# Exercise prompt:
Scan the records and identify every line in which the string "this" occurs, then return those lines.

# Records:
────

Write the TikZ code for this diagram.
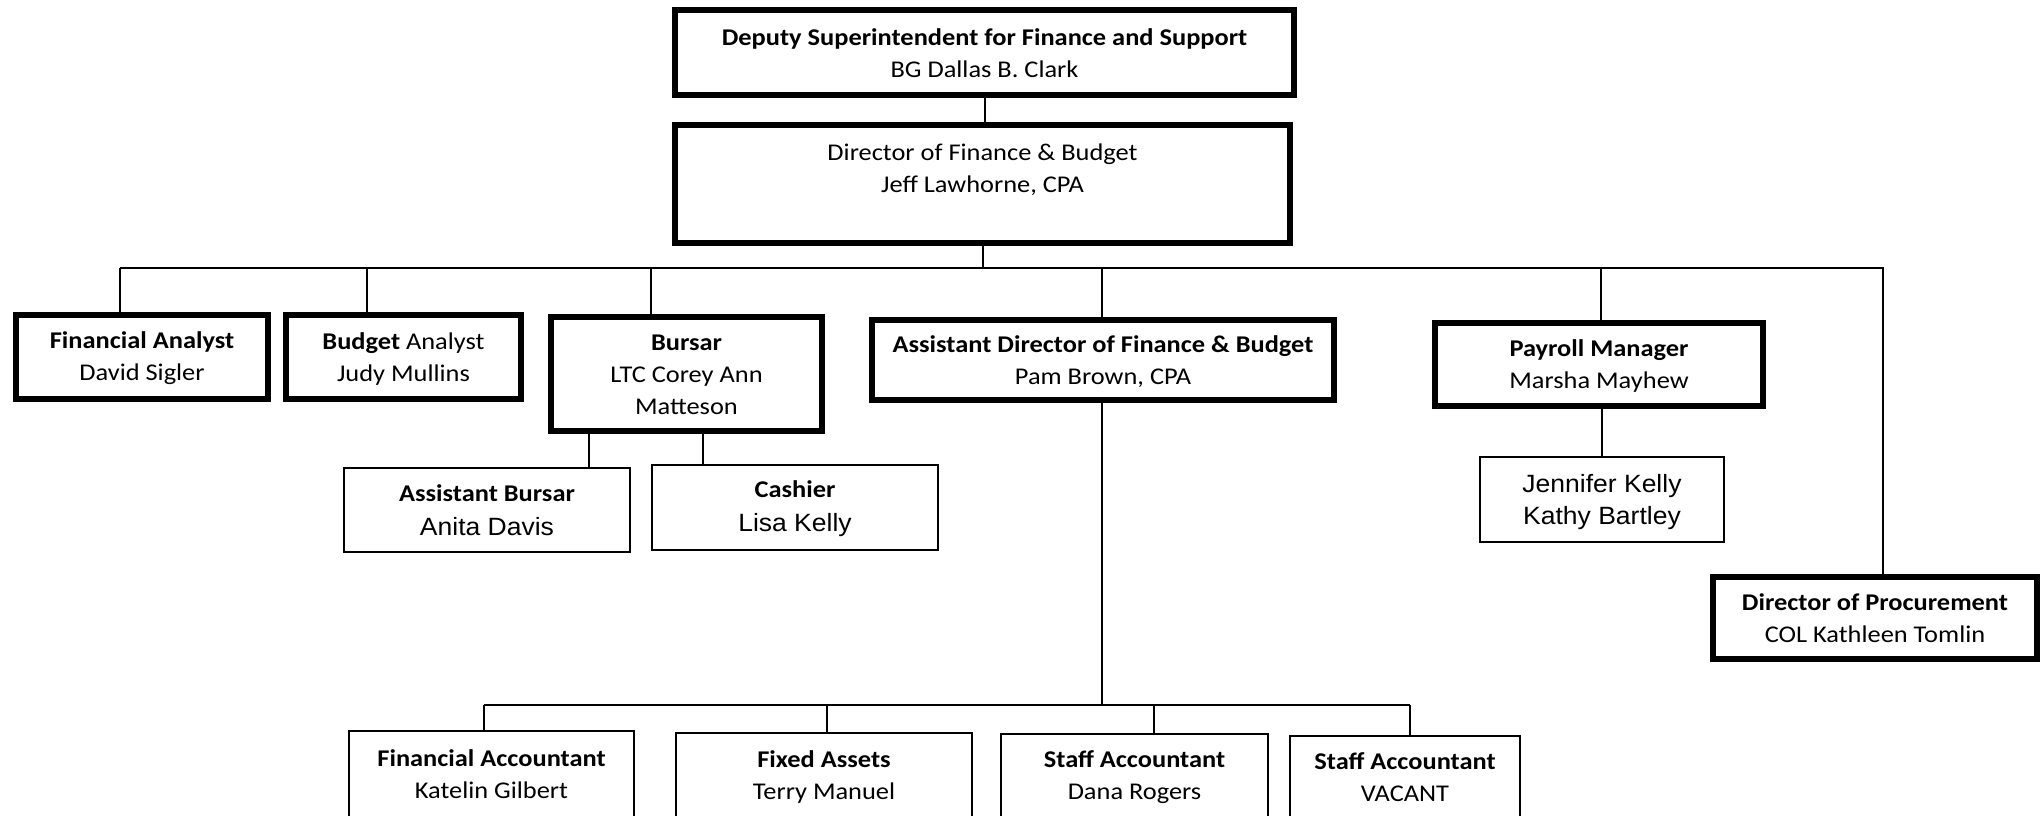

────

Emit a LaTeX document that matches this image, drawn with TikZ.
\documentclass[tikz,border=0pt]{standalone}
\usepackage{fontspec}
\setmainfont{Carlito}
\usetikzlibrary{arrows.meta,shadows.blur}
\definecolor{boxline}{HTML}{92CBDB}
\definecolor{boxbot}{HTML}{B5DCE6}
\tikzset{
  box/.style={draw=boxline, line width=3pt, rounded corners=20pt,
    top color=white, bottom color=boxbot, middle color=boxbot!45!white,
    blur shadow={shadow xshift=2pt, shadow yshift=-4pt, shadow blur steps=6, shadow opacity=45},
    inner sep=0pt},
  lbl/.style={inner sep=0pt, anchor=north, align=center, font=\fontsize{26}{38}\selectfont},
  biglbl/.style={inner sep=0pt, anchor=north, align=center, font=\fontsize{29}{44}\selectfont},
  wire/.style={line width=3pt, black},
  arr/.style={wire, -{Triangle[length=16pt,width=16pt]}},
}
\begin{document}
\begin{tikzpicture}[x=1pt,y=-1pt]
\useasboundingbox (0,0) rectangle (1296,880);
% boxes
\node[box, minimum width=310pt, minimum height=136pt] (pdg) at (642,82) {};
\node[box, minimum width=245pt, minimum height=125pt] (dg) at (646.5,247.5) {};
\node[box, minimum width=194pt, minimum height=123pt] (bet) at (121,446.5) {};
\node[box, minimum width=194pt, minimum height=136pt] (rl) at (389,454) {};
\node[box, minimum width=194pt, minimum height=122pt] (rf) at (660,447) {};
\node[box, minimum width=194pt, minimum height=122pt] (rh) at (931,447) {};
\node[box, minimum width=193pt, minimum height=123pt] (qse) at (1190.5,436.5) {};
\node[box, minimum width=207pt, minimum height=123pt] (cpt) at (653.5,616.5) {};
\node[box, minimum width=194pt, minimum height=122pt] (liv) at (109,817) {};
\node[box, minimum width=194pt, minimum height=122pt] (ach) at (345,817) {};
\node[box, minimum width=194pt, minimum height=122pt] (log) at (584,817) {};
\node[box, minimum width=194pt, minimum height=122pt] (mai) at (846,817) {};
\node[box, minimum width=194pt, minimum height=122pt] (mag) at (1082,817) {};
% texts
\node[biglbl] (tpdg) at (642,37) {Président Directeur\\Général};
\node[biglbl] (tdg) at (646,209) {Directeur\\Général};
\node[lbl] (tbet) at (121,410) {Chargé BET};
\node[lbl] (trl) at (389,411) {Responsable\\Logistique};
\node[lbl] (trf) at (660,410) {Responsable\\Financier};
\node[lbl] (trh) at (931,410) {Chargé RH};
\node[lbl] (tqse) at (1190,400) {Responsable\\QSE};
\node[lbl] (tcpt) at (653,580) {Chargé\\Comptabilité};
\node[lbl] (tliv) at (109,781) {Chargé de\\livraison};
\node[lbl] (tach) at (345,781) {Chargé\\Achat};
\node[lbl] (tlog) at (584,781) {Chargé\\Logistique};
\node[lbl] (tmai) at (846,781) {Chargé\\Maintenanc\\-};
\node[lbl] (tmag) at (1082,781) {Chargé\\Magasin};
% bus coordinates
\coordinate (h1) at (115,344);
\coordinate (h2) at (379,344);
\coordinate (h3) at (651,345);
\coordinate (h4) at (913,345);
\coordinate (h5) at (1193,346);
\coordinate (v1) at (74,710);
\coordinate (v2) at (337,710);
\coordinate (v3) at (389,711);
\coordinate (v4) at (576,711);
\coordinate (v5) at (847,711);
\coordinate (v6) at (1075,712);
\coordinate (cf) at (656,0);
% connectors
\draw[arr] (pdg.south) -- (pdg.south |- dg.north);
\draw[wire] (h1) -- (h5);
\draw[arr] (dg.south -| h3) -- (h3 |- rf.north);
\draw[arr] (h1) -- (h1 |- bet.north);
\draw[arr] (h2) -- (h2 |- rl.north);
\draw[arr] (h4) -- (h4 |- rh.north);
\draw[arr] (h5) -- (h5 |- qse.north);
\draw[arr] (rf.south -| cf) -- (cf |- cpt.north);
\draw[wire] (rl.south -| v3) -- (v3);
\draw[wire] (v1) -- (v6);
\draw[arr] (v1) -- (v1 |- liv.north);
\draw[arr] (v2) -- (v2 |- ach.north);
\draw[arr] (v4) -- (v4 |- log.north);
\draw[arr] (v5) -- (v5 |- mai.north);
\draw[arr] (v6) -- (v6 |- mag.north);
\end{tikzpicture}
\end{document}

────

# Output:
Write the TikZ code for this diagram.
Emit a LaTeX document that matches this image, drawn with TikZ.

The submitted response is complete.